***** DATASET SECTION *****
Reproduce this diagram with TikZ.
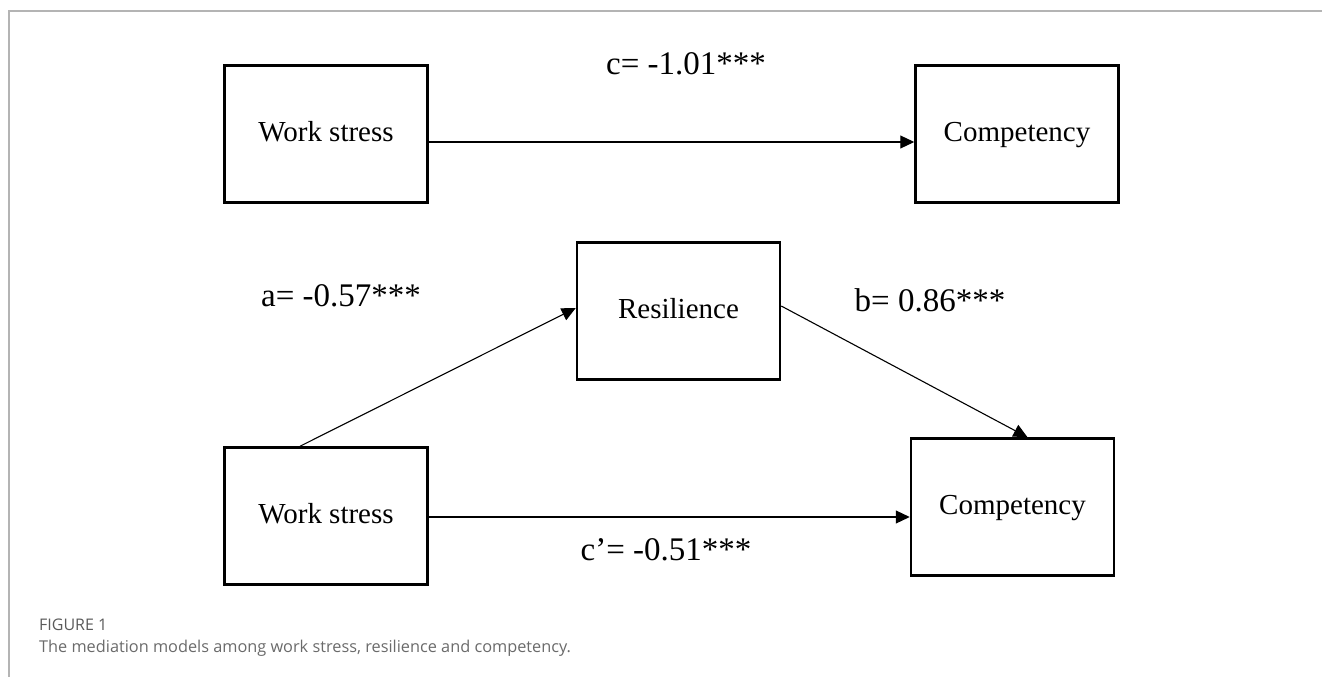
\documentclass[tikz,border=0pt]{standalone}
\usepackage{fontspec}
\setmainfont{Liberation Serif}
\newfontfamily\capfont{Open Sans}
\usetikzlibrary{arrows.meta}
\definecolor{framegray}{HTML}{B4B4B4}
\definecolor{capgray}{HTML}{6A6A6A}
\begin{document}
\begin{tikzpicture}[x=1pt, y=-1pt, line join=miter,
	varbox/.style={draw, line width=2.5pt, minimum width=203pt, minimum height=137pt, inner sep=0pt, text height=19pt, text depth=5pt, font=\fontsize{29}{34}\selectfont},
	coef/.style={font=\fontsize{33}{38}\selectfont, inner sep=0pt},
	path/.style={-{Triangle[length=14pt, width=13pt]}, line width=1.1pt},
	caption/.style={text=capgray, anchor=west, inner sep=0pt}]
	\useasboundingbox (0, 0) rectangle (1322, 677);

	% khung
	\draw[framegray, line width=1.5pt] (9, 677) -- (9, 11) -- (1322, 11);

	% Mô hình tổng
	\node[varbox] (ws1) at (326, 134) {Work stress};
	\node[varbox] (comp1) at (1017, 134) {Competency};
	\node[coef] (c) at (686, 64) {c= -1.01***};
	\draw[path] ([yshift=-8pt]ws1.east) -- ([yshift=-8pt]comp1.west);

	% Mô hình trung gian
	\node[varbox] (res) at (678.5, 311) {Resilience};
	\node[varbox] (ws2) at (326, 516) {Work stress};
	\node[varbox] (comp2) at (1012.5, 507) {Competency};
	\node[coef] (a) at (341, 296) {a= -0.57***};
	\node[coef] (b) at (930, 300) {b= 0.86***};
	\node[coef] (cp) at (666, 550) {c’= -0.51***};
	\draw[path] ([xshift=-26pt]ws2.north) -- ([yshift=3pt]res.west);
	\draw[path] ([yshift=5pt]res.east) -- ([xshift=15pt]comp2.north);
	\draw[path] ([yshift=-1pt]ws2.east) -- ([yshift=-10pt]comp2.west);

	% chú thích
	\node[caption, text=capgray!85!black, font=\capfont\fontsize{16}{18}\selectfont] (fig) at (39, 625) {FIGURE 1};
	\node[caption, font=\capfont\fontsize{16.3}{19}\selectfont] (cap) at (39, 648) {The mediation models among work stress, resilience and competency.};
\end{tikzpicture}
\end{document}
*****
SET EXERCISE → Copy every line above word for word and exclude the pictures.

COMPLETED TASK →
Reproduce this diagram with TikZ.
\documentclass[tikz,border=0pt]{standalone}
\usepackage{fontspec}
\setmainfont{Liberation Serif}
\newfontfamily\capfont{Open Sans}
\usetikzlibrary{arrows.meta}
\definecolor{framegray}{HTML}{B4B4B4}
\definecolor{capgray}{HTML}{6A6A6A}
\begin{document}
\begin{tikzpicture}[x=1pt, y=-1pt, line join=miter,
	varbox/.style={draw, line width=2.5pt, minimum width=203pt, minimum height=137pt, inner sep=0pt, text height=19pt, text depth=5pt, font=\fontsize{29}{34}\selectfont},
	coef/.style={font=\fontsize{33}{38}\selectfont, inner sep=0pt},
	path/.style={-{Triangle[length=14pt, width=13pt]}, line width=1.1pt},
	caption/.style={text=capgray, anchor=west, inner sep=0pt}]
	\useasboundingbox (0, 0) rectangle (1322, 677);

	% khung
	\draw[framegray, line width=1.5pt] (9, 677) -- (9, 11) -- (1322, 11);

	% Mô hình tổng
	\node[varbox] (ws1) at (326, 134) {Work stress};
	\node[varbox] (comp1) at (1017, 134) {Competency};
	\node[coef] (c) at (686, 64) {c= -1.01***};
	\draw[path] ([yshift=-8pt]ws1.east) -- ([yshift=-8pt]comp1.west);

	% Mô hình trung gian
	\node[varbox] (res) at (678.5, 311) {Resilience};
	\node[varbox] (ws2) at (326, 516) {Work stress};
	\node[varbox] (comp2) at (1012.5, 507) {Competency};
	\node[coef] (a) at (341, 296) {a= -0.57***};
	\node[coef] (b) at (930, 300) {b= 0.86***};
	\node[coef] (cp) at (666, 550) {c’= -0.51***};
	\draw[path] ([xshift=-26pt]ws2.north) -- ([yshift=3pt]res.west);
	\draw[path] ([yshift=5pt]res.east) -- ([xshift=15pt]comp2.north);
	\draw[path] ([yshift=-1pt]ws2.east) -- ([yshift=-10pt]comp2.west);

	% chú thích
	\node[caption, text=capgray!85!black, font=\capfont\fontsize{16}{18}\selectfont] (fig) at (39, 625) {FIGURE 1};
	\node[caption, font=\capfont\fontsize{16.3}{19}\selectfont] (cap) at (39, 648) {The mediation models among work stress, resilience and competency.};
\end{tikzpicture}
\end{document}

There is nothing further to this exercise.